Alternative proof of Taylor's formula by only using the linear approximation property

A few days back I wrote an answer with some detail about Taylor polynomials for maps between Banach spaces. You can see my answer here. What I proved is that (I'm sorry about the differences in notation)

Taylor Expansion Theorem:

Let $V$ and $W$ be Banach spaces over the field $\Bbb{R}$, let $U$ be an open subset of $V$, and fix a point $a \in U$. Let $f:U \to W$ be a given function which is $n$ times differentiable at $a$ (in the Frechet differentiable sense). Define the Taylor polynomial $T_{n,f}:V \to W$ by \begin{equation} T_{n,f}(h) = f(a) + \dfrac{df_a(h)}{1!} + \dfrac{d^2f_a(h)^2}{2!} + \dots + \dfrac{d^nf_a(h)^n}{n!} \end{equation} Then, $f(a+h) - T_{n,f}(h) = o(\lVert h \rVert^n)$.

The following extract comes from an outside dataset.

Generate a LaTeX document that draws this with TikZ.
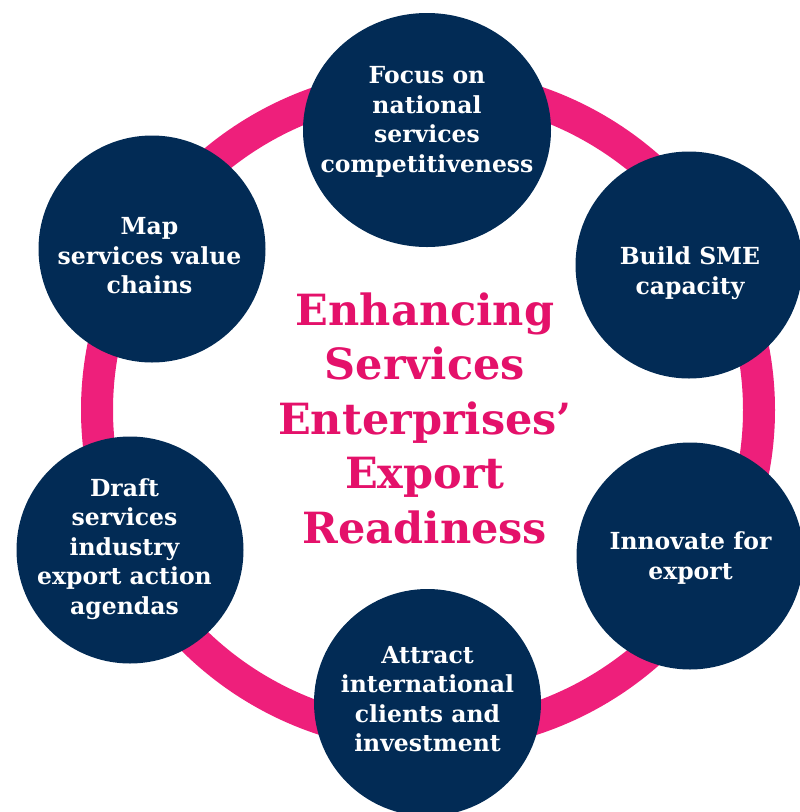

Explicitly, the claim is that for every $\varepsilon > 0$, there is a $\delta > 0$ such that for all $h \in V$, if $\lVert h \rVert < \delta$, then \begin{equation} \lVert f(a+h) - T_{n,f}(h) \rVert \leq \varepsilon \lVert h \rVert^{n}. \end{equation}

The proof is pretty short if you know what you're doing. The idea is to use induction, and most importantly, the mean-value inequality for maps between Banach spaces. I don't think it is possible to derive $(3)$ directly from $(1)$ and $(2)$ alone, because $(2)$ talks about how the derivative $Df$ changes, while $(1)$ talks about how the function $f$ changes, and ultimately $(3)$ talks about how much $f$ changes. So, you somehow have to relate changes in $Df$ to changes in $f$... this is roughly speaking, what the mean-value inequality does.

The proof I showed in my other answer is pretty much from Henri Cartan's excellent book Differential Calculus. Also, Henri Cartan's book has a proof of the mean-value inequality which doesn't rely on integrals. Alternatively, you can take a look at Loomis and Sternberg's book Advanced Calculus. Here, they prove the mean value inequality in a rather elementary way without integrals, and it's also a relatively short proof. It is proven in Chapter 3, Theorem 7.4 (which uses theorem 7.3); this is on page 148-149 of the book (I prefer this proof to Cartan's proof).

For your other question, I assume you mean the following:

Does the existence of a polynomial $P$, which equals $f$ up to order $2$ at $x$ imply that $f$ is twice differentiable at $x$? Or more precisely, does the existence of a continuous linear map $A_1:E \to F$, and a symmetric continuous bilinear map $A_2:E \times E \to F$ such that for all $h \in E$, \begin{equation} f(x+h) = f(x) + A_1(h) + A_2(h,h) + o(\lVert h \rVert^2) \end{equation} imply that $f$ is twice Frechet differentiable at $x$?

The answer to this question is no. We can see this even in the single variable case (this following example is from Spivak's Calculus, page 413, 3rd edition). Take $E=F=\Bbb{R}$, and define $f: \Bbb{R} \to \Bbb{R}$ by \begin{equation} f(x) = \begin{cases} x^{n+1}& \text{if $x$ irrational} \\ 0 & \text{if $x$ rational} \end{cases} \end{equation} ($n\geq 2$). Then choose $x=0$ and the zero polynomial $P \equiv 0$. It is easy to verify that \begin{equation} f(0 + h) = 0 + o(|h|^n) \end{equation} However, if $a \neq 0$, then $f'(a)$ doesn't exist so $f''(0)$ is not even defined. Hence, what this shows is that the existence of a well-approximating polynomial does not guarantee that the function is sufficiently differentable.